A long tradition of American fruit desserts emerged during the pre-industrial period in the United States, as a widely distributed agricultural society found ways to use the bounty of seasonal fruit harvests. Many of these desserts developed into regional specialties that are still enjoyed today. Some examples include:
- Fruit buckle is made with a moist cake batter that has fruit mixed and poked into, and is then topped with streusel. It is somewhere between a crumble and a coffeecake.
- Grunts and slumps (the names are interchangable) are baked or stewed fruits topped with a sheet of rolled biscuit dough.

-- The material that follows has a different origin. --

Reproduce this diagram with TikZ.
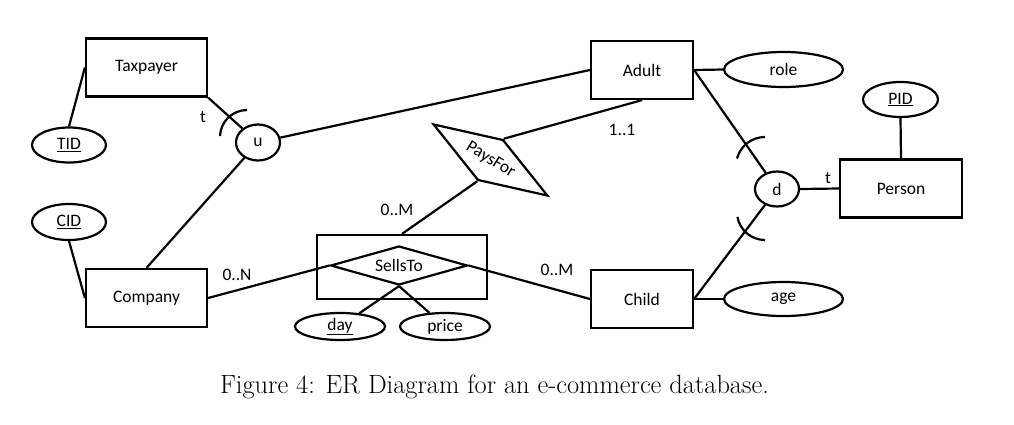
\documentclass[tikz,border=0pt]{standalone}
\usepackage{fontspec}
\setsansfont{Carlito}
\usetikzlibrary{shapes.geometric}
\tikzset{
  every node/.style={font=\sffamily\fontsize{17.5}{20}\selectfont, inner sep=0pt},
  ln/.style={line width=2.2pt},
  ent/.style={draw, ln, rectangle, minimum width=#1, minimum height=58},
  att/.style={draw, ln, ellipse},
  rel/.style={draw, ln, diamond},
  lbl/.style={}
}
\begin{document}
\begin{tikzpicture}[x=1pt,y=-1pt]
\useasboundingbox (0,0) rectangle (1014,424);
% entities
\node[ent=121] (tax) at (146.5,67.5) {Taxpayer};
\node[ent=121] (comp) at (146.5,298) {Company};
\node[ent=102] (adult) at (642,70) {Adult};
\node[ent=102] (child) at (642,299) {Child};
\node[ent=122] (person) at (901,188.5) {Person};
% attributes
\node[att, minimum width=74, minimum height=35] (tid) at (69,145) {\underline{TID}};
\node[att, minimum width=74, minimum height=36] (cid) at (69,222) {\underline{CID}};
\node[att, minimum width=119, minimum height=35] (role) at (783.5,69.5) {role};
\node[att, minimum width=119, minimum height=34] (age) at (783.5,299) {age};
\node[att, minimum width=75, minimum height=35] (pid) at (900.5,99.5) {\underline{PID}};
\node[att, minimum width=90, minimum height=27] (day) at (340,326.5) {\underline{day}};
\node[att, minimum width=90, minimum height=27] (price) at (445,326.5) {price};
% union / disjoint circles
\node[att, minimum width=44, minimum height=36] (u) at (258,142.5) {u};
\node[att, minimum width=44, minimum height=35] (d) at (777,189) {d};
% aggregation box and relationships
\node[draw, ln, rectangle, minimum width=170, minimum height=64] (agg) at (402,267) {};
\node[rel, minimum width=137, minimum height=39, shape aspect=3.5] (sells) at (399,265.5) {SellsTo};
\node[rel, minimum width=135, minimum height=48, shape aspect=2.8, rotate=-32] (pays) at (490.5,160) {PaysFor};
% connectors
\draw[ln] (tid.north) -- (tax.west);
\draw[ln] (cid.south) -- (comp.west);
\draw[ln] (tax.south east) -- (u);
\draw[ln] (u) -- (adult.west);
\draw[ln] (u) -- (comp.north);
\draw[ln] (comp.east) -- (sells.west);
\draw[ln] (sells.east) -- (child.west);
\draw[ln] (sells.south) -- (day);
\draw[ln] (sells.south) -- (price);
\draw[ln] (pays.north) -- (adult.south);
\draw[ln] (pays.south) -- (agg.north);
\draw[ln] (adult.east) -- (role.west);
\draw[ln] (adult.east) -- (d);
\draw[ln] (child.east) -- (age.west);
\draw[ln] (child.east) -- (d);
\draw[ln] (d.east) -- (person.west);
\draw[ln] (pid.south) -- (person.north);
% subset arcs
\draw[ln] (247,110) arc[start angle=90, end angle=178, radius=27pt];
\draw[ln] (765,137) arc[start angle=90, end angle=165, radius=29pt];
\draw[ln] (765,240) arc[start angle=270, end angle=190, radius=28pt];
% labels
\node[lbl] (t1) at (203,117) {t};
\node[lbl] (t2) at (828,178) {t};
\node[lbl] (c11) at (622,130) {1..1};
\node[lbl] (c0m1) at (397,210) {0..M};
\node[lbl] (c0n) at (237,275) {0..N};
\node[lbl] (c0m2) at (557,270) {0..M};
% caption
\node[font=\rmfamily\fontsize{26.4}{30}\selectfont] (cap) at (494.5,387) {Figure 4: ER Diagram for an e-commerce database.};
\end{tikzpicture}
\end{document}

- Crisps (sometimes called crumble, an import from the UK) and are made by topping raw fruit with a mixture of flour or oats, butter, and often some nuts. As the fruit bakes into a compot, the juices soak into the topping, creating a caramelized crunchy layer.
- Cobblers are made by topping fruit with spoonfuls of biscuit dough and baking the whole together. Unlike a grunt, a well-made cobbler should have streaks of fruit visible between the biscuits.
- Brown betty (especially Apple betty) is formed like a crisp, but has layers of sweetener bread crumbs placed between the fruit.
- Apple pandowdy is formed like an apple pie, with a flaky pastry crust, but the crust is deliberately broken late in the baking process, allowing the juices to escape and create a sweet glaze over the pastry.
- Sonkers are a regional specialty of North Carolina, made by pouring a thick pancake-like batter over a syrupy fruit base.
- Pineapple upside-down cake, while not a product of the colonial or frontier period, is a characteristic early-20th century American fruit dessert, making use of the industrial-produced canned pineapple that became available from Hawai'i.